The Nigerian government has allayed fears of Nigerians over the release of the excess water from Lagdo Dam, which is located on River Benue in the Republic of Cameroon.
This is contained in a statement signed by Mr Manzo Ezekiel, Head of the National Emergency Management Agency (NEMA) press unit, on Monday, August 29, 2023, in Abuja.
He said the Agency was already working with critical stakeholders at the Federal, States and Local Governments to ensure that the release does not cause much negative impacts on the low-lying communities along the states that would be affected.
It is worthy of note that the states on the downstream of River Benue are Adamawa, Taraba, Benue, Nasarawa, Kogi, Anambra, Enugu, Edo, Delta, Rivers and Bayelsa States.
NEMA in the statement said: “The Agency envisaged this release of excess water from the Lagdo dam, taken note of the likely impacts and considered in the preparations for mitigation and response to the 2023 flood alert.

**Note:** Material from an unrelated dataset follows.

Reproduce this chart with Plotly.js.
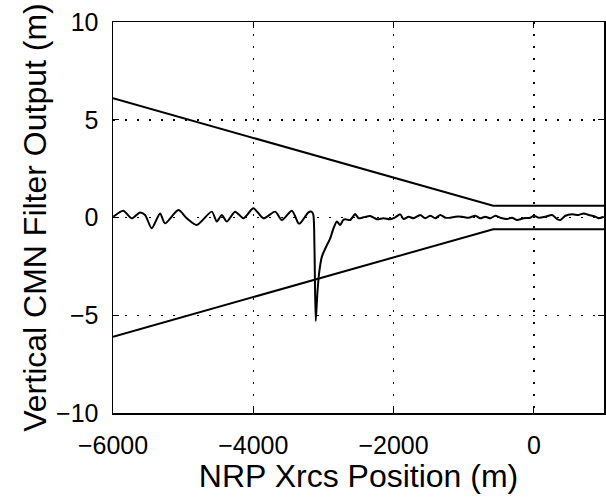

“Information available from the flow level of River Benue at Nigerian Hydrological Service Agency (NIHSA) gauging station in Makurdi stood at 8.97 meters as of August 25th, 2023, compared to 8.80 meters on the same date in 2022.
“In contrast, NIHSA has also provided that the flow level of the River Niger system, specifically at Niamey, Niger Republic, remains stable at a normal level of 4.30 meters. Similarly, inland dams including Kainji, Jebba, and Shiroro reported consistent flow regimes.
“With regards to the hydrological station downstream the confluence of the Niger and Benue rivers in Lokoja, Kogi State, are currently within normal limits. The downstream monitoring station, however, registered a flow level of 7.80 meters on August 25th, 2023, compared to 8.24 meters on the same date in 2022”.